Blogger Takes Aim at Hollow Men and Basic Bitches in the City, Starts #SaveNYC Campaign
Since 2007, Jeremiah Moss has kept a fascinating blog, Jeremiah’s Vanishing New York, with one eye toward New York City’s storied past as well as its changing present and probable future. But the tone has become increasingly depressing as Jeremiah’s posts have become more and more frequent as places that even he as a nostalgic, hyper-aware cynic had taken for granted, have recently closed. One of his most recent entries chronicles the shuttering of Moran’s in Chelsea, an Irish bar and restaurant that’s been open since 1957, shows Moss’s emotional attachment to some of the places that truly make New York City a weird, varied, and endlessly fascinating city. “How can it just vanish?” he wrote. “By now, you’d think I’d know better.”
But Moss isn’t one to give up the ghost. In an op-ed published today over at the Daily News, Moss laments the gildification of the city, its transformation into one giant, chain-riddled gated community for the rich and super fucking rich.

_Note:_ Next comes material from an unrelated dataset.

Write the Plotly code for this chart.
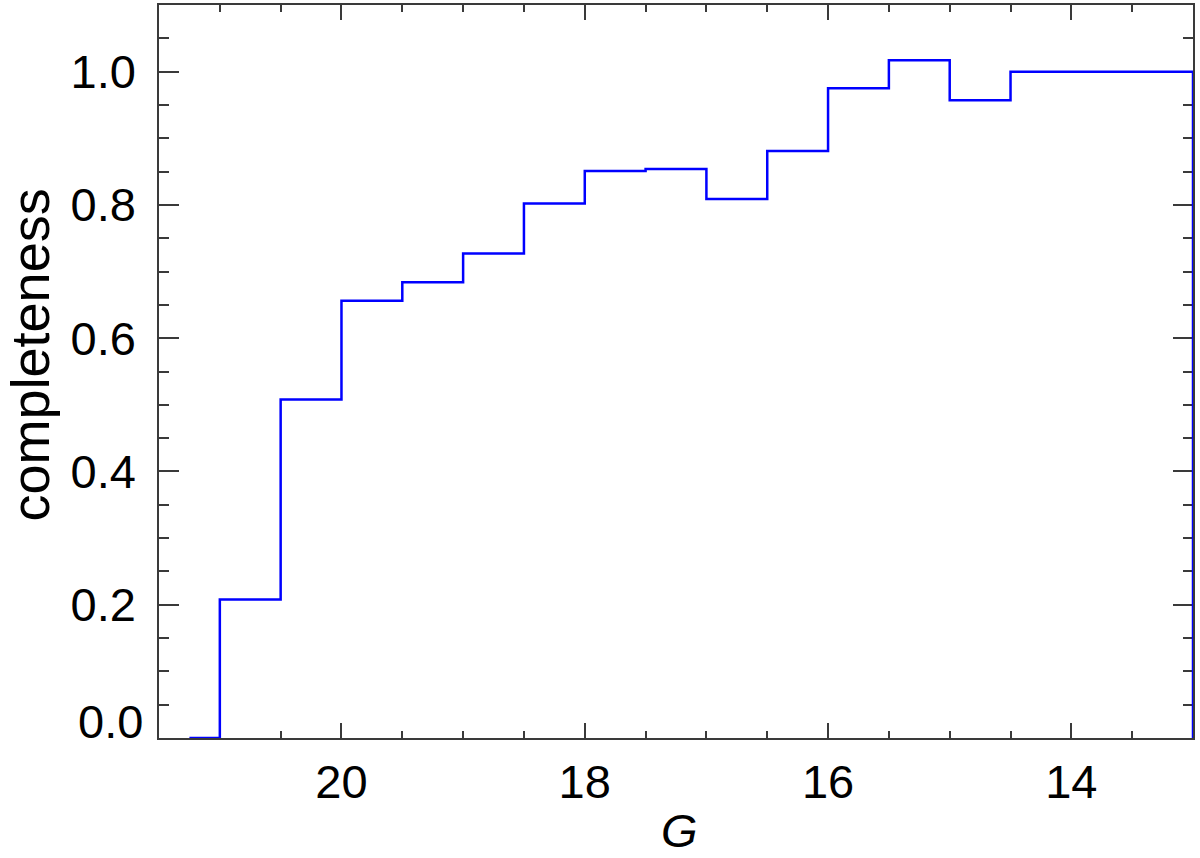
import plotly.graph_objects as go

# bin centres (G magnitude) and completeness values (histogram, step drawn between centres)
g_centres = [21.25, 20.75, 20.25, 19.75, 19.25, 18.75, 18.25, 17.75, 17.25,
             16.75, 16.25, 15.75, 15.25, 14.75, 14.25, 13.75, 13.25, 12.75]
completeness = [0.0, 0.208, 0.508, 0.656, 0.684, 0.727, 0.802, 0.851, 0.854,
                0.809, 0.881, 0.975, 1.017, 0.957, 1.0, 1.0, 1.0, 0.0]

y_tickvals = [0.0, 0.2, 0.4, 0.6, 0.8, 1.0]
y_ticktext = ["", "0.2", "0.4", "0.6", "0.8", "1.0"]
x_tickvals = [20, 18, 16, 14]
x_ticktext = ["20", "18", "16", "14"]

FONT = "Liberation Sans, Arial, Helvetica, sans-serif"
AXC = "#3a3a3a"

fig = go.Figure()
fig.add_trace(go.Scatter(
    x=g_centres, y=completeness, mode="lines",
    line=dict(color="#0000ff", width=2.5, shape="hvh"),
    showlegend=False, hoverinfo="skip",
))

fig.update_layout(
    width=1200, height=858,
    margin=dict(l=159, r=7, t=5, b=120, autoexpand=False),
    paper_bgcolor="white", plot_bgcolor="white",
    font=dict(family=FONT, size=47, color="black"),
    showlegend=False,
)

fig.update_xaxes(
    range=[21.5, 13.0], automargin=False, layer="below traces",
    tickvals=x_tickvals, ticktext=x_ticktext,
    ticks="inside", ticklen=15, tickwidth=1.5, tickcolor=AXC,
    minor=dict(ticks="inside", dtick=0.5, tick0=0, ticklen=7, tickwidth=1.5, tickcolor=AXC),
    showline=True, linecolor=AXC, linewidth=1.5, mirror="allticks",
    showgrid=False, zeroline=False,
    tickfont=dict(family=FONT, size=47, color="black"),
    ticklabelstandoff=2,
)
fig.update_yaxes(
    range=[0, 1.1], automargin=False, layer="below traces",
    tickvals=y_tickvals, ticktext=y_ticktext,
    ticks="inside", ticklen=20, tickwidth=1.5, tickcolor=AXC,
    minor=dict(ticks="inside", dtick=0.05, tick0=0, ticklen=10, tickwidth=1.5, tickcolor=AXC),
    showline=True, linecolor=AXC, linewidth=1.5, mirror="allticks",
    showgrid=False, zeroline=False,
    tickfont=dict(family=FONT, size=47, color="black"),
    ticklabelstandoff=12,
)

# bottom y label is lifted above the x axis
fig.add_annotation(
    x=0, xref="paper", y=0, yref="y", text="0.0", showarrow=False,
    xanchor="right", yanchor="middle", xshift=-14, yshift=17,
    font=dict(family=FONT, size=47, color="black"),
)
# axis titles
fig.add_annotation(
    x=0.5, xref="paper", y=0, yref="paper", text="<i>G</i>", showarrow=False,
    xanchor="center", yanchor="middle", xshift=3, yshift=-92,
    font=dict(family=FONT, size=47, color="black"),
)
fig.add_annotation(
    x=0, xref="paper", y=0.5, yref="paper", text="completeness", showarrow=False,
    textangle=-90, xanchor="center", yanchor="middle", xshift=-130, yshift=16,
    font=dict(family=FONT, size=54, color="black"),
)

fig.write_html(
    "out.html",
    config={"displayModeBar": False},
    post_script="document.body.style.margin='0';document.body.style.overflow='hidden';",
)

He points to developers and the rising cost of housing due in part to money grubbing landlords who can dramatically increase rent with few restrictions, the loss of local businesses in favor of cookie cutter corporate chains that can afford to pay more for retail space, and, finally, to Mayor de Blasio’s administration for failing to take meaningful action against these forces of late capitalism.
Recently, the New York Times graded de Blasio’s first year in office according to several points, giving him an “incomplete” for laying out a very ambitious, though extremely long-term plan to create more affordable housing. Though he “delivered the lowest rent increases ever for nearly a million rent-regulated apartments,” the Times predicted the “mayor may find it harder to get Albany to reform rent laws and housing subsidy programs after Democrats failed to retake the State Senate.” Despite the lofty rhetoric, most people will acknowledge things are still looking pretty bleak when it comes to addressing the affordable housing crisis.
In his op-ed Moss also points to the projects of Rob Speyer, a supremely wealthy real estate developer and “de Blasio’s buddy,” who is “hoisting three extravagant slabs of glass into the sky” in Long Island City. Though Jeremiah doesn’t explicitly say that Speyer is benefitting from his friendly relationship with the Mayor, he implies that Speyer is proof that de Blasio might not be so different than his predecessor Michael Bloomberg and that despite his progressive rhetoric, his arms are just as open to embracing sparkly developments that could remain mostly empty, built solely for gajillionaires.
“Imagine a city filled with empty super-condos, money vaults in the sky. Our streetscapes will be sleek windows on the dead space of bank branches and real-estate offices,” Jeremiah writes. “There will be no more bookstores, no more theaters, no more places for live music. No more places to sit on a stool and drink a beer with regular folks.”
“It will be a hollow city for hollow men.”
We’ve heard this all before, almost to the point of frustration. But Jeremiah and others have clearly reached a breaking point, and so he writes he’s not about sitting by anymore. His campaign, #SaveNYC will collect testimony from natives, transplants, visitors, regular people and famous people alike to demonstrate that quite a lot of people agree that something needs to be done to save small businesses, to address the dramatic increase in rent, and what Jeremiah sees as out of control luxury development.
As the campaign’s first political initiative, Jeremiah has brought attention to the reintroduction of the Small Business Job Survival Act that would give small businesses some basic rights in resigning rents with landlords and create “a fair negotiating environment,” between the interested parties. Lawmakers point out in the act that, “the absence of legal protection for the interests of commercial tenants in the lease renewal process has unnecessarily accelerated the closing of small businesses and resulted in lost jobs, tax revenues and community instability.”
Basically, the act will help prevent landlords from terminating leases without good reason and also requires the landlord to notify the lessee well in advance of any changes in the renewal contract, which would give businesses time and leeway to challenge rent increases.
A majority of City Council members as well as the speaker and Mayor de Blasio have pledged their support for the Small Businesses Survival Act, signing a Change.org petition which has surpassed 1,000 signatures. But we all will just have to wait and see if real change is going to come, or if it’s just going to be more of the same.